The gender pay gap does more than expose an employer to legal risk. Closing the gap is a talent imperative, too. Individuals who are paid less for no clear reason usually know it. If they don’t leave your company, they'll be less engaged during their continued employment.
Not surprisingly, more employers are conducting self-assessments to determine the presence and extent of pay gaps. If not done properly, however, these self-assessments could result in exactly what you hope to avoid: litigation.
Here are four critical steps to help you mitigate the risk that your attempt to do the right thing will result in a plaintiff’s lawyer on your doorstep.
1. Conduct initial analysis under privilege.
I wish an employer’s self-analysis was not discoverable in litigation. But my wish is just that -- a wish.
The courts generally have held that self-analysis of this type is discoverable. Therefore, an employer’s analysis won't be protected from discovery even as leadership tries to determine whether a gap can (or cannot) be explained by seniority, performance or some other legitimate factor.
Employers are well-advised to collect data at counsel's request and then analyze the information jointly with counsel under the attorney-client privilege. If structured properly, the data still will remain discoverable, but the analysis itself won't be.
2. Look beyond gender.
Don't limit your analysis to gender. Your evaluation also must address potential bias in compensation based on race, ethnicity and other groups protected by federal, state or local law.
Imagine having to answer this question in a deposition: “Why did you focus only on gender bias and not racial or other kinds of bias?” There's no good response.
As you learn more about root causes of any gaps, don’t limit yourself to possible legal wrongs. Employees sometimes are underpaid because they had a bad manager who suppressed salaries. Take steps to correct these types of inequities, too.
3. Prepare a discoverable-business document.
While it's generally recommended to conduct analysis under privilege, you shouldn't stop there. If you do, you'll be faced with two rotten options in the event of litigation and this inevitable question: "Why did you make (or why didn't you make) a change?"
- You could respond, "Privileged." Think about your own reaction when a character in a movie takes the Fifth Amendment. Assert "privilege," and a jury will assume you're hiding something.
- You could waive your privilege. But how far does that waiver go? I have no choice but to answer with an annoying lawyerism: It depends. Judges have wide latitude in this area, so you could be waiving the privilege with respect to the entire subject matter -- that is, the entire self-evaluation.
Prepare a discoverable-business document. It should summarize your “salary-parity analysis” (not a "gender pay-gap analysis").
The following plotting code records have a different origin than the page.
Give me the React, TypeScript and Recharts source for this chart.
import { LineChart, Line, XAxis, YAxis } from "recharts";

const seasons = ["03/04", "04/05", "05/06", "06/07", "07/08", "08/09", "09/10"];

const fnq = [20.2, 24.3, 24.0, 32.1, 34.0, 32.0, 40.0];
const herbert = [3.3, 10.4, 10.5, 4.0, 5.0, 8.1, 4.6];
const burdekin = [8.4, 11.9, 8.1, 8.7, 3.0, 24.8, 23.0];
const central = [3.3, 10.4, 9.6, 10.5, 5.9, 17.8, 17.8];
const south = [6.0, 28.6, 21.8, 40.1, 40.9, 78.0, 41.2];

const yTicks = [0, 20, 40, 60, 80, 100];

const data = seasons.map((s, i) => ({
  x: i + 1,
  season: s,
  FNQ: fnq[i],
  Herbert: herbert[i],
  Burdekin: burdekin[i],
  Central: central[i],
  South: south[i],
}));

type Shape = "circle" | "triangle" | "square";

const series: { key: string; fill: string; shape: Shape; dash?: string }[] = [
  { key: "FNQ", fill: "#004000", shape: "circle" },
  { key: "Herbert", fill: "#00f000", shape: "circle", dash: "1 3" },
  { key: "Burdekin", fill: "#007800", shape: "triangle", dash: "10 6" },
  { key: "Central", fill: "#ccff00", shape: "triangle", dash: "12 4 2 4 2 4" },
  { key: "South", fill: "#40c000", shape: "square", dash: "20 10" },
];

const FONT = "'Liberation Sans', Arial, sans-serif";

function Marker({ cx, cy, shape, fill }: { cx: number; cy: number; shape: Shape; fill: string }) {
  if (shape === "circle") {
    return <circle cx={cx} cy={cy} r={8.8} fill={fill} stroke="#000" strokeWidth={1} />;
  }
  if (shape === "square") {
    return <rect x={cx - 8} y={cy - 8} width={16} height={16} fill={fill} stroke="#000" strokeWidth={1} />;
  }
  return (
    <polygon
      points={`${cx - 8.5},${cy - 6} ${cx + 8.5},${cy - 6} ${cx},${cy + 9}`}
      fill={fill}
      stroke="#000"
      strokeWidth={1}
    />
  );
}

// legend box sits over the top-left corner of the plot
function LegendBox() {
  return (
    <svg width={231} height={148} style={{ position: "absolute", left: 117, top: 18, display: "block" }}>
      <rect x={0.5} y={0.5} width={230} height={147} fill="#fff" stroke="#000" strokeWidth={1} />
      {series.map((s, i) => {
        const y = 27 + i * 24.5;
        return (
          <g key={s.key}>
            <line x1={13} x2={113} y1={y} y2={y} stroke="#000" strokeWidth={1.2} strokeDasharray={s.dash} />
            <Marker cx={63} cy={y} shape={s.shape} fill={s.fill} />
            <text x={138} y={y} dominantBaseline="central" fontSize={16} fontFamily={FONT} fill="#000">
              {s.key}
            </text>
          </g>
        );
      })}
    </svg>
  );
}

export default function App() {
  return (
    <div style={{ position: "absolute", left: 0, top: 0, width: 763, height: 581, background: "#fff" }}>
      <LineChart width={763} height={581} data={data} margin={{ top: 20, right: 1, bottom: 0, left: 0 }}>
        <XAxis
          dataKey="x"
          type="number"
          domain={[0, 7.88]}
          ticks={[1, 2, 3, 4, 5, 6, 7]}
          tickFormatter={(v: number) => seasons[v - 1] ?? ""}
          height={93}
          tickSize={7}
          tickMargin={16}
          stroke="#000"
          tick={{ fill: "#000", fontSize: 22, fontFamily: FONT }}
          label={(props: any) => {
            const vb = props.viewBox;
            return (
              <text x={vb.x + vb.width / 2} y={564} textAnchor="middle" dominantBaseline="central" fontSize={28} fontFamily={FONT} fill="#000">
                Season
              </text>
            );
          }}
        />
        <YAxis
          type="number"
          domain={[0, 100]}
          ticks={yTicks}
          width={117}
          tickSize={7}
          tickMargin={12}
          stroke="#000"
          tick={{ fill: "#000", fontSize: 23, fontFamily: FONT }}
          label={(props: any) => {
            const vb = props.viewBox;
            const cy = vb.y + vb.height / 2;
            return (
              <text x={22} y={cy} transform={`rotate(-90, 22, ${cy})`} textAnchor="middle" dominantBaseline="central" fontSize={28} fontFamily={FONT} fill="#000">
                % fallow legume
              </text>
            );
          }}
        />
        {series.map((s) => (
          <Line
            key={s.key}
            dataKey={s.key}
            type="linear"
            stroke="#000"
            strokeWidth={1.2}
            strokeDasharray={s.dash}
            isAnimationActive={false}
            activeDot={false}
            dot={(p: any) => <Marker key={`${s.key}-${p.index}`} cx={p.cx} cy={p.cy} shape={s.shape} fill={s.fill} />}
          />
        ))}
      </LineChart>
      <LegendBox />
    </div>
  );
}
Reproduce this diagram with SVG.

4. Make fixes without admissions.
If a pay gap exists with good reason -- such as location, experience or others noted previously -- no fix is necessary. Still, you should document your reasons for concluding the gap is justified.
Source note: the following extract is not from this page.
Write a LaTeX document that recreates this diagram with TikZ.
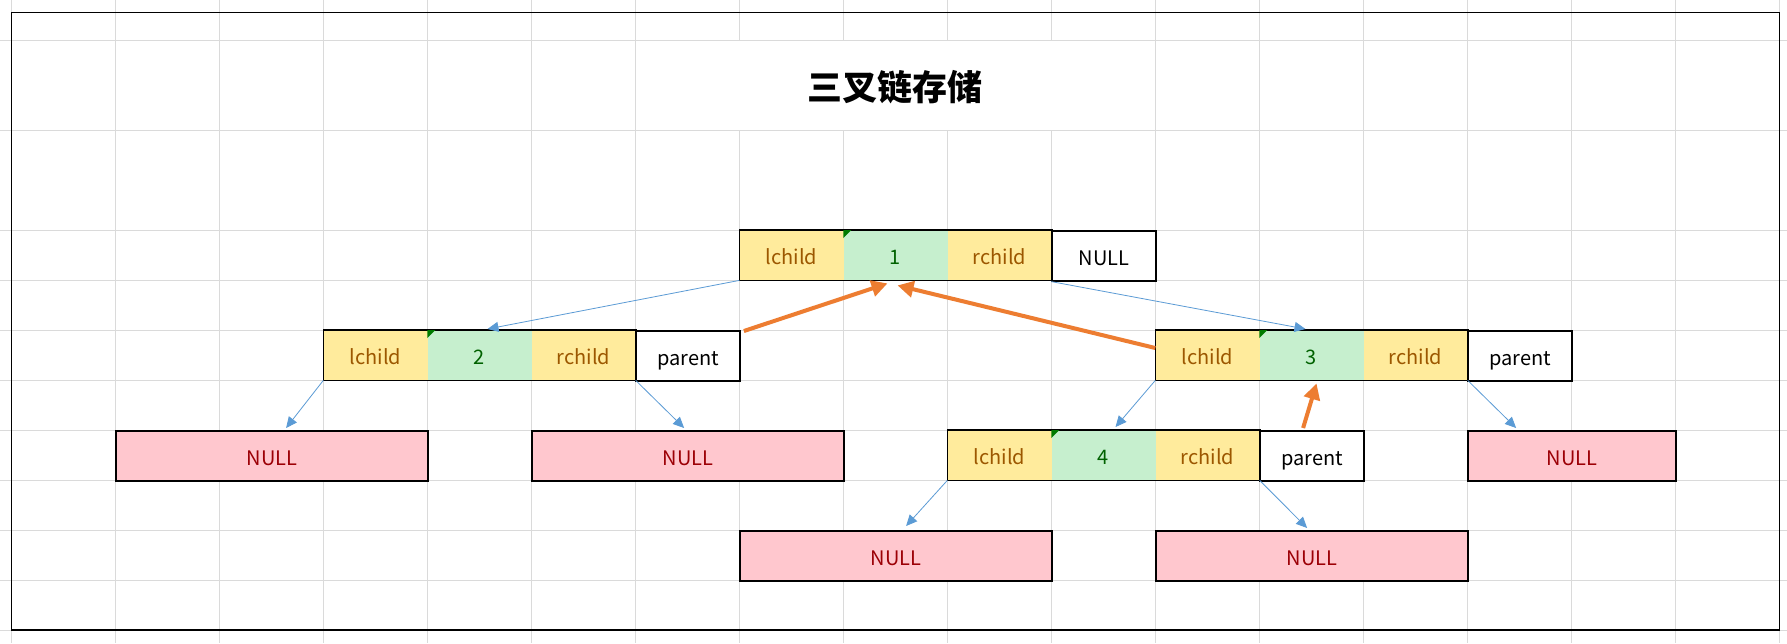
\documentclass[tikz,border=0pt]{standalone}
\usepackage{fontspec}
\setmainfont{Noto Sans CJK SC}
\usetikzlibrary{arrows.meta,calc}
\definecolor{gridc}{HTML}{DADADA}
\definecolor{yfill}{HTML}{FFEB9C}
\definecolor{ytext}{HTML}{9C5700}
\definecolor{gfill}{HTML}{C6EFCE}
\definecolor{gtext}{HTML}{006100}
\definecolor{pfill}{HTML}{FFC7CE}
\definecolor{ptext}{HTML}{9C0006}
\definecolor{blu}{HTML}{5B9BD5}
\definecolor{org}{HTML}{ED7D31}
\definecolor{tri}{HTML}{007A00}
\begin{document}
\begin{tikzpicture}[x=1pt,y=-1pt,
  cell/.style={minimum width=104pt, minimum height=50pt, inner sep=0pt, anchor=north west,
    text height=20pt, text depth=1.4pt, font=\fontsize{20}{24}\selectfont},
  ycell/.style={cell, fill=yfill, text=ytext},
  gcell/.style={cell, fill=gfill, text=gtext},
  wcell/.style={cell, fill=white, draw=black, line width=1.6pt, text=black},
  ncell/.style={cell, minimum width=#1, fill=pfill, draw=black, line width=1.6pt, text=ptext},
  grpbox/.style={draw=black, line width=1.6pt},
  gridline/.style={draw=gridc, line width=1pt},
  bluearrow/.style={draw=blu, line width=0.8pt, -{Triangle[length=11pt,width=10pt]}},
  orgarrow/.style={draw=org, line width=4pt, -{Triangle[length=16pt,width=16pt]}},
  marker/.style={fill=tri},
  titlestyle/.style={font=\fontsize{35}{40}\selectfont\bfseries, inner sep=0pt}
]
\useasboundingbox (0,0) rectangle (1787,643);
\fill[white] (0,0) rectangle (1787,643);
% grid
\foreach \i in {0,1,2,3,4,5,6,11,12,13,14,15,16,17}
  \draw[gridline] ({11.3+104*\i},0) -- ({11.3+104*\i},643);
\foreach \i in {7,8,9,10}{
  \draw[gridline] ({11.3+104*\i},0) -- ({11.3+104*\i},40);
  \draw[gridline] ({11.3+104*\i},130) -- ({11.3+104*\i},643);
}
\foreach \y in {40,130,230,280,330,380,430,480,530,580,630}
  \draw[gridline] (0,\y) -- (1787,\y);
% frame
\draw[line width=1.6pt] (11.3,12.3) rectangle (1779.3,630);
% title
\node[titlestyle] (title) at (895.3,87.5) {三叉链存储};

% node 1
\node[ycell] (n1l) at (739.3,230) {lchild};
\node[gcell] (n1v) at (843.3,230) {1};
\node[ycell] (n1r) at (947.3,230) {rchild};
\node[wcell] (n1n) at (1051.3,230) {NULL};
\draw[grpbox] (n1l.north west) rectangle (n1r.south east);
\fill[marker] (n1v.north west) -- ++(8,0) -- ++(-8,8) -- cycle;

% node 2
\node[ycell] (n2l) at (323.3,330) {lchild};
\node[gcell] (n2v) at (427.3,330) {2};
\node[ycell] (n2r) at (531.3,330) {rchild};
\node[wcell] (n2p) at (635.3,330) {parent};
\draw[grpbox] (n2l.north west) rectangle (n2r.south east);
\fill[marker] (n2v.north west) -- ++(8,0) -- ++(-8,8) -- cycle;

% node 3
\node[ycell] (n3l) at (1155.3,330) {lchild};
\node[gcell] (n3v) at (1259.3,330) {3};
\node[ycell] (n3r) at (1363.3,330) {rchild};
\node[wcell] (n3p) at (1467.3,330) {parent};
\draw[grpbox] (n3l.north west) rectangle (n3r.south east);
\fill[marker] (n3v.north west) -- ++(8,0) -- ++(-8,8) -- cycle;

% node 4
\node[ycell] (n4l) at (947.3,430) {lchild};
\node[gcell] (n4v) at (1051.3,430) {4};
\node[ycell] (n4r) at (1155.3,430) {rchild};
\node[wcell] (n4p) at (1259.3,430) {parent};
\draw[grpbox] (n4l.north west) rectangle (n4r.south east);
\fill[marker] (n4v.north west) -- ++(8,0) -- ++(-8,8) -- cycle;

% NULL boxes
\node[ncell=312pt] (na) at (115.3,430) {NULL};
\node[ncell=312pt] (nb) at (531.3,430) {NULL};
\node[ncell=208pt] (ne) at (1467.3,430) {NULL};
\node[ncell=312pt] (nc) at (739.3,530) {NULL};
\node[ncell=312pt] (nd) at (1155.3,530) {NULL};

% blue arrows
\draw[bluearrow] (n1l.south west) -- ($(n2v.north)+(8,-1)$);
\draw[bluearrow] (n1n.south west) -- ($(n3v.north)+(-6,-1)$);
\draw[bluearrow] (n2l.south west) -- ($(na.north)+(14,-2)$);
\draw[bluearrow] (n2r.south east) -- ($(nb.north)+(-4,-2)$);
\draw[bluearrow] (n3l.south west) -- ($(n4v.north)+(12,-3)$);
\draw[bluearrow] (n3r.south east) -- ($(ne.north)+(-56,-2)$);
\draw[bluearrow] (n4l.south west) -- ($(nc.north)+(10,-4)$);
\draw[bluearrow] (n4r.south east) -- ($(nd.north)+(-5,-2)$);

% orange arrows
\draw[orgarrow] ($(n2p.north east)+(3,1)$) -- ($(n1v.south)+(-8,3)$);
\draw[orgarrow] ($(n3l.north west)+(0,18)$) -- ($(n1v.south)+(2,5)$);
\draw[orgarrow] ($(n4p.north)+(-9,-2)$) -- ($(n3v.south)+(5,3)$);
\end{tikzpicture}
\end{document}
On the other hand, you should adjust compensation where no strong justification can be made for an existing gap. Unfortunately, it's rare to know whether that gap is due to an impermissible factor. Why speculate or concede such? Plus, if you do a robust pay-parity analysis, you're sure to make some changes even where no legal exposure exists.
Rather than asserting, “This may be gender bias,” you might state something like this instead: “The employee is underpaid within our range for the position when we look at experience, performance etc., so we are going to correct that.” Fix the problem, but be thoughtful how you do it.
This article is not legal advice and should not be construed as applying to specific factual situations or establishing an attorney-client relationship.